My best ideas and other things I don't need anymore
I learned how to file papers from David Allen’s Getting Things Done.
It might have been better if I had simply become more effective at throwing things away. Then, I wouldn’t have found myself combing through a box filled with ten-year-old notes and supporting information, all meticulously organized.
On the one hand, it was interesting to see a time capsule of where I was in my work a decade ago — how I saw things and what I was hoping for. But whatever had once seemed precious and memorable and worth saving was gone.
Some of the ideas have been acted upon and others haven’t. And there was a time when I would have wanted to hang on to everything just in case it could be useful. To cling to any possibility and make the most of any insight.
Now, however, I see that ideas are a renewable resource, and that the ones my team and I can come up with today are going to be far more useful than the ones from long ago. I can let go of all of it. I don’t even need to keep the data, painstakingly collected and analyzed, that helped me to see where we had been and guess at where we were going. Ten years on, I know that none of that matters as much as what’s happening today.

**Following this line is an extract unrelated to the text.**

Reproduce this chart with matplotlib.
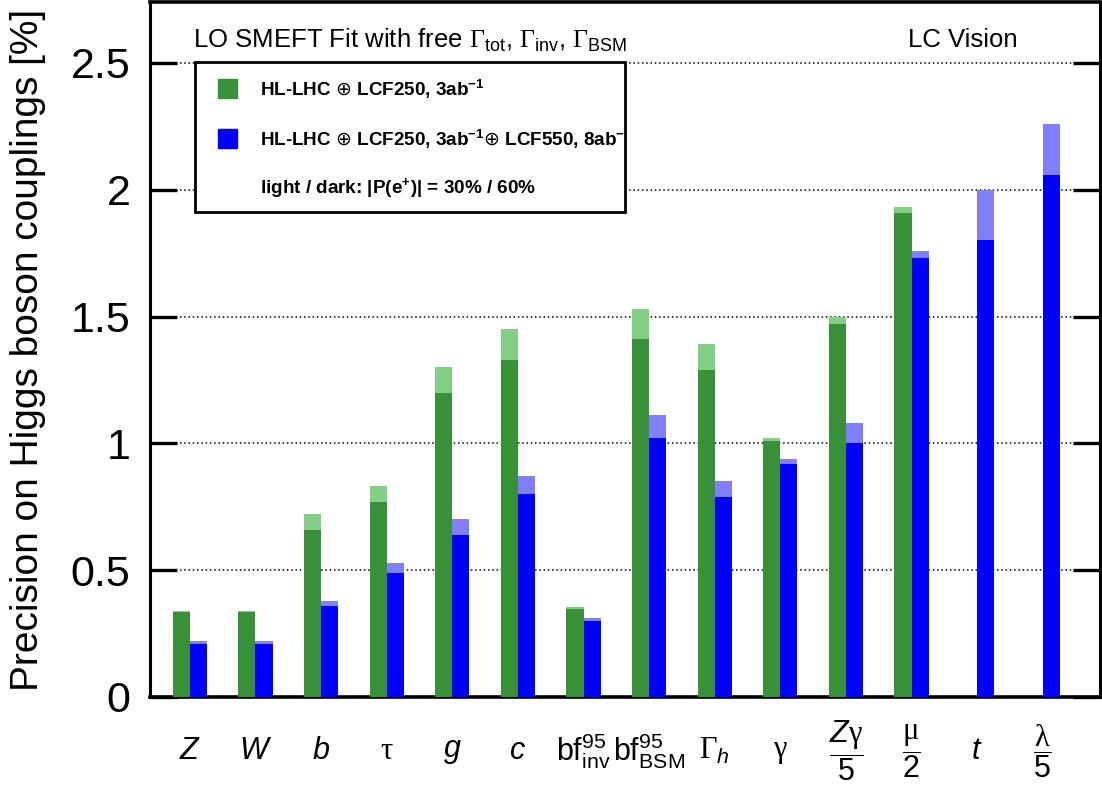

Ironically, I’m still coming up with ideas and documenting them. And sometimes, they’re useful, especially if I intend to act on them within days. But a couple of hard drive crashes and a stolen laptop later, with a fundamentally incomplete picture of my past, I know that the good ideas resurface, and the rest are never missed.
This notion is so freeing to someone like me, who spent so many years compulsively hanging on to everything. You know those ads where a woman is sitting at her dining room table in her airy, clutter-free house with nothing but a laptop and a cup of tea on the table? That’s me. That’s how I work now. The fact is, this box o’ memories has been untouched for years. Nothing in it is necessary.
There was a time when I might have been concerned about what I was leaving behind. There was also a time when I would have been interested in seeing how I’ve progressed and how my thinking is changed. But I don’t care anymore. Life is moving fast enough that my thinking can change in just a few months or even weeks. Where I once was is no longer as interesting to me as where I’m headed.
One of the most amusing things I unearthed was a resume from the very start of my career. Had it really been that long since I had opened the file, or did I think I needed it? The outdatedness of that resume is a perfect metaphor for the outdatedness of the rest of the collection, earnestly maintained but ultimately useless.
I took copious notes from the keynote speech of a conference I attended years ago — those were in the box, too. The speaker exhorted us to cultivate a powerful vision. Apparently, I thought that banal sentiment was worthy of jotting down. In order to cultivate that vision, I’ve jettisoned those notes, along with the rest of that stratum of the archeological dig. I can see clearly, with or without them.